I have a small yard, so I’m always looking for ways to squeeze in as many plants as possible. Growing my potatoes in cages is one of the ways that I do that. With this method, I can grow a crop of potatoes in as little as two square feet, and I don’t have to do any digging either. But the real icing on the cake? I actually end up with more potatoes by growing them this way.
Want to try it out for yourself? Here’s how to grow potatoes in a cage.
Start with a bag of seed potatoes (don’t use potatoes from the grocery store; they’ve probably been sprayed with growth inhibitors). You can order seed potatoes from a garden catalog, or pick them up locally from a garden center, or Co-op store.
Then, cut your seed potatoes up into pieces, with at least two eyes per piece. Allow them to sit for a day or two, so they skin over before you plant them. This will keep them from rotting when you bury them.
Form cages for your potatoes out of wire mesh or stiff plastic netting. Whichever you choose, you’ll need a piece that’s five-feet long and at least three-feet tall for each cage that you plan to make.
Once you’ve rounded up your materials, simply form the mesh into a two-foot wide circle, and bend the ends together to hold the shape.
Position your cage(s) where you want them. Stake them down, if you live in a windy area. Then, line the bottom and the first few inches of the sides in wet newspaper. This will help to keep the soil in.
Place your potatoes in the bottom of the cage. Four potato pieces per cage is about right. I used extra-large cages this time, so I placed six potato pieces in mine.
Cover the potatoes with soil. Three inches is pretty typical, but consult the instructions that came with your potatoes. Finish by giving them a good watering.
Continue watering your plants regularly, and deeply.
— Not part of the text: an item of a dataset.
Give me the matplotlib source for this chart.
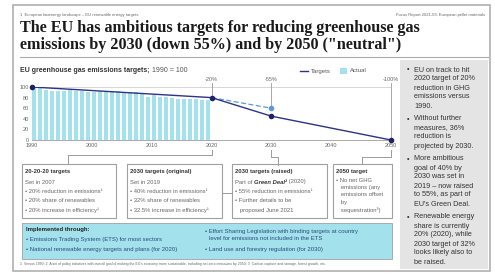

They need about an inch of water each week.
Add more material as they grow. Watch for the potato plants to break through the surface and extend about six inches. Then, add a couple inches of soil, leaves or straw. Continue adding material for the next month.
Harvest your potatoes two to three weeks after they’ve flowered, if you want new potatoes; or two to three weeks after the tops have died back, if you want fully mature potatoes. To harvest, simply lift the cage off, and the potatoes will fall out.
More Ways to Grow Potatoes
Potatoes also do beautifully in trash cans (just add drainage holes), and containers that are at least two feet deep. Look around your garage, and see what you have that will work.
When to Plant Potatoes
Wait until after the last frost to plant your potatoes. If you plan to store your potatoes long-term (and you live somewhere with a long growing season), consider waiting until mid-June to plant your potatoes.
Companion Plants for Potatoes
To Deter Pests, Place Your Potato Cages Near …
- Beans, catnip, coriander, horseradish or nasturtium (they’ll repel Colorado potato beetle)
- Marigolds (they’ll repel nematodes)
Do Not Plant Your Potatoes Near …
- Cucumbers, raspberries, squash, sunflowers or tomatoes (they’ll increase the chance of potato blight)
How Many Potatoes Should I Plant?
Under optimal growing conditions (good soil, plenty of water, few pests), you can expect to get eight to ten times what you planted. So, if you plant five pounds, you might get 40-50 pounds of potatoes. According to the Northern Plains Potato Growers Association, the average American eats 110 lbs of potatoes each year (but that includes chips).